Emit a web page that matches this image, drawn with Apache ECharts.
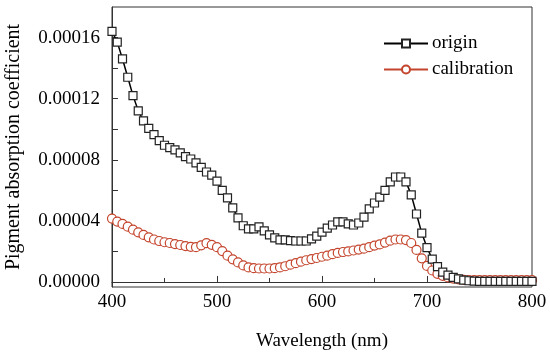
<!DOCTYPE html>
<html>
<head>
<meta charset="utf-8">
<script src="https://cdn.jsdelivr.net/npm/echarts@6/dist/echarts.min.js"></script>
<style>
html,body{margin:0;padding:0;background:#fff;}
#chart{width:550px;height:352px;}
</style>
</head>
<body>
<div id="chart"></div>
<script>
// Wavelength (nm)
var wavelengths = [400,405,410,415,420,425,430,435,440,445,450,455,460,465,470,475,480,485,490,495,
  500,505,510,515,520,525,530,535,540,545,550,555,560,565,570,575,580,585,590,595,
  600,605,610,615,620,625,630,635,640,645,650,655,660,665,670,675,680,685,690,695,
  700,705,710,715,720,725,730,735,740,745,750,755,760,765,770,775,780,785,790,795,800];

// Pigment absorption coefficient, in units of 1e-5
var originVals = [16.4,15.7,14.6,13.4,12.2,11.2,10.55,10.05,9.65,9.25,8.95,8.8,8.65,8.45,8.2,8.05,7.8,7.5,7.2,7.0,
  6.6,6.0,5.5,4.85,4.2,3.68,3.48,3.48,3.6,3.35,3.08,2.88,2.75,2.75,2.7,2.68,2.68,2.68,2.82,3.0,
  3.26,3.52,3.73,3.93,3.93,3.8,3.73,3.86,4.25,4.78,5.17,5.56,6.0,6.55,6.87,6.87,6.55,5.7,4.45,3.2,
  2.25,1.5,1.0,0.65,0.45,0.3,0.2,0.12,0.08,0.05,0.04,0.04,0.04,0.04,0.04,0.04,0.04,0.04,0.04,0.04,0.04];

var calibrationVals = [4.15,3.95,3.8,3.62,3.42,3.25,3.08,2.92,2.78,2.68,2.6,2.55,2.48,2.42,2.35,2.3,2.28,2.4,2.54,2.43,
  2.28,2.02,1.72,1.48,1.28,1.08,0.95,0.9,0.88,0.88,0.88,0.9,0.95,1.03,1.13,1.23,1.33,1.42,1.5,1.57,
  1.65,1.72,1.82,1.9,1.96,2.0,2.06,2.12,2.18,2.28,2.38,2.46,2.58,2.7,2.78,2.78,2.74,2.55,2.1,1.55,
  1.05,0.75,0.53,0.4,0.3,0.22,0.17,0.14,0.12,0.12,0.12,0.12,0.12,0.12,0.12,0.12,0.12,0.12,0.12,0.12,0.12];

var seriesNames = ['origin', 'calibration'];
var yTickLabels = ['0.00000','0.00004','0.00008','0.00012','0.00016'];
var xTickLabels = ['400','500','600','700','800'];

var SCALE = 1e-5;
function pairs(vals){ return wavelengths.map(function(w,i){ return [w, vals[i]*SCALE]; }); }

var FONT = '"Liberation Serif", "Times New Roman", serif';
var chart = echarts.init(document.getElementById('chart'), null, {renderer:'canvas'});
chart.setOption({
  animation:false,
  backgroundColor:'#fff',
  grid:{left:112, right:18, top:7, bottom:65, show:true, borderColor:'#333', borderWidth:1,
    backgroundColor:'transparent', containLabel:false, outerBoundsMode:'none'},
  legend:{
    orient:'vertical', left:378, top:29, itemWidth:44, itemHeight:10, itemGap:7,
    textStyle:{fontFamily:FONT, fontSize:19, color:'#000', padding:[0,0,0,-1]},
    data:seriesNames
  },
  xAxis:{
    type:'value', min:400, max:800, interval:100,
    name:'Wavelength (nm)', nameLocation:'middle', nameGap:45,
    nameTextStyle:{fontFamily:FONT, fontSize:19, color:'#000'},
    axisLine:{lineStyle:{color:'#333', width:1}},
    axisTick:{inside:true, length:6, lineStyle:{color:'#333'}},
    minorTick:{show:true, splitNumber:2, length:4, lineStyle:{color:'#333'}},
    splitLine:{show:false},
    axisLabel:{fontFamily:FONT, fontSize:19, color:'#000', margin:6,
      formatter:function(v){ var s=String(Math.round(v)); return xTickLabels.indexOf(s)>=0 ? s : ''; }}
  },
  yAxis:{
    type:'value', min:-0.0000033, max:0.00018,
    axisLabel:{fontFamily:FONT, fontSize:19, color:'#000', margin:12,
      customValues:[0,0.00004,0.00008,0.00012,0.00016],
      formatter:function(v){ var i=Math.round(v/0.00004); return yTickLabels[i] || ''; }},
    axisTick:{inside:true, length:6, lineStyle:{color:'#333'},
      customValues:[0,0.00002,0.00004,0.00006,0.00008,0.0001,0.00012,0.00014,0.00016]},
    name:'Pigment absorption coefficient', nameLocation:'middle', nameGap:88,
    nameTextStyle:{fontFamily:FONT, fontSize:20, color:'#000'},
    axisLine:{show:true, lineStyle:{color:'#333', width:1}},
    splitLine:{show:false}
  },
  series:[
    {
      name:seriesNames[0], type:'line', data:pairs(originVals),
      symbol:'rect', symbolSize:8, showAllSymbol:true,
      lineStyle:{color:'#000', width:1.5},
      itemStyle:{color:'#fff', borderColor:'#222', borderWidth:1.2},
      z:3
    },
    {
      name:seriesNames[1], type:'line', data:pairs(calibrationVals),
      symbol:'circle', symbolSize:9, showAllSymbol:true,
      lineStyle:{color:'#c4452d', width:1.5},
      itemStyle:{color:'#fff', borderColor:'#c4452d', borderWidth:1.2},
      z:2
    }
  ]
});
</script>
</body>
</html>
____________________
GIVEN PROBLEM
Every line from the top of the material above through the line with "var xTickLabels = ['400','500','600','700','800'];" should be duplicated exactly, please; leave out the pictures.

EXERCISE RESULT
Emit a web page that matches this image, drawn with Apache ECharts.
<!DOCTYPE html>
<html>
<head>
<meta charset="utf-8">
<script src="https://cdn.jsdelivr.net/npm/echarts@6/dist/echarts.min.js"></script>
<style>
html,body{margin:0;padding:0;background:#fff;}
#chart{width:550px;height:352px;}
</style>
</head>
<body>
<div id="chart"></div>
<script>
// Wavelength (nm)
var wavelengths = [400,405,410,415,420,425,430,435,440,445,450,455,460,465,470,475,480,485,490,495,
  500,505,510,515,520,525,530,535,540,545,550,555,560,565,570,575,580,585,590,595,
  600,605,610,615,620,625,630,635,640,645,650,655,660,665,670,675,680,685,690,695,
  700,705,710,715,720,725,730,735,740,745,750,755,760,765,770,775,780,785,790,795,800];

// Pigment absorption coefficient, in units of 1e-5
var originVals = [16.4,15.7,14.6,13.4,12.2,11.2,10.55,10.05,9.65,9.25,8.95,8.8,8.65,8.45,8.2,8.05,7.8,7.5,7.2,7.0,
  6.6,6.0,5.5,4.85,4.2,3.68,3.48,3.48,3.6,3.35,3.08,2.88,2.75,2.75,2.7,2.68,2.68,2.68,2.82,3.0,
  3.26,3.52,3.73,3.93,3.93,3.8,3.73,3.86,4.25,4.78,5.17,5.56,6.0,6.55,6.87,6.87,6.55,5.7,4.45,3.2,
  2.25,1.5,1.0,0.65,0.45,0.3,0.2,0.12,0.08,0.05,0.04,0.04,0.04,0.04,0.04,0.04,0.04,0.04,0.04,0.04,0.04];

var calibrationVals = [4.15,3.95,3.8,3.62,3.42,3.25,3.08,2.92,2.78,2.68,2.6,2.55,2.48,2.42,2.35,2.3,2.28,2.4,2.54,2.43,
  2.28,2.02,1.72,1.48,1.28,1.08,0.95,0.9,0.88,0.88,0.88,0.9,0.95,1.03,1.13,1.23,1.33,1.42,1.5,1.57,
  1.65,1.72,1.82,1.9,1.96,2.0,2.06,2.12,2.18,2.28,2.38,2.46,2.58,2.7,2.78,2.78,2.74,2.55,2.1,1.55,
  1.05,0.75,0.53,0.4,0.3,0.22,0.17,0.14,0.12,0.12,0.12,0.12,0.12,0.12,0.12,0.12,0.12,0.12,0.12,0.12,0.12];

var seriesNames = ['origin', 'calibration'];
var yTickLabels = ['0.00000','0.00004','0.00008','0.00012','0.00016'];
var xTickLabels = ['400','500','600','700','800'];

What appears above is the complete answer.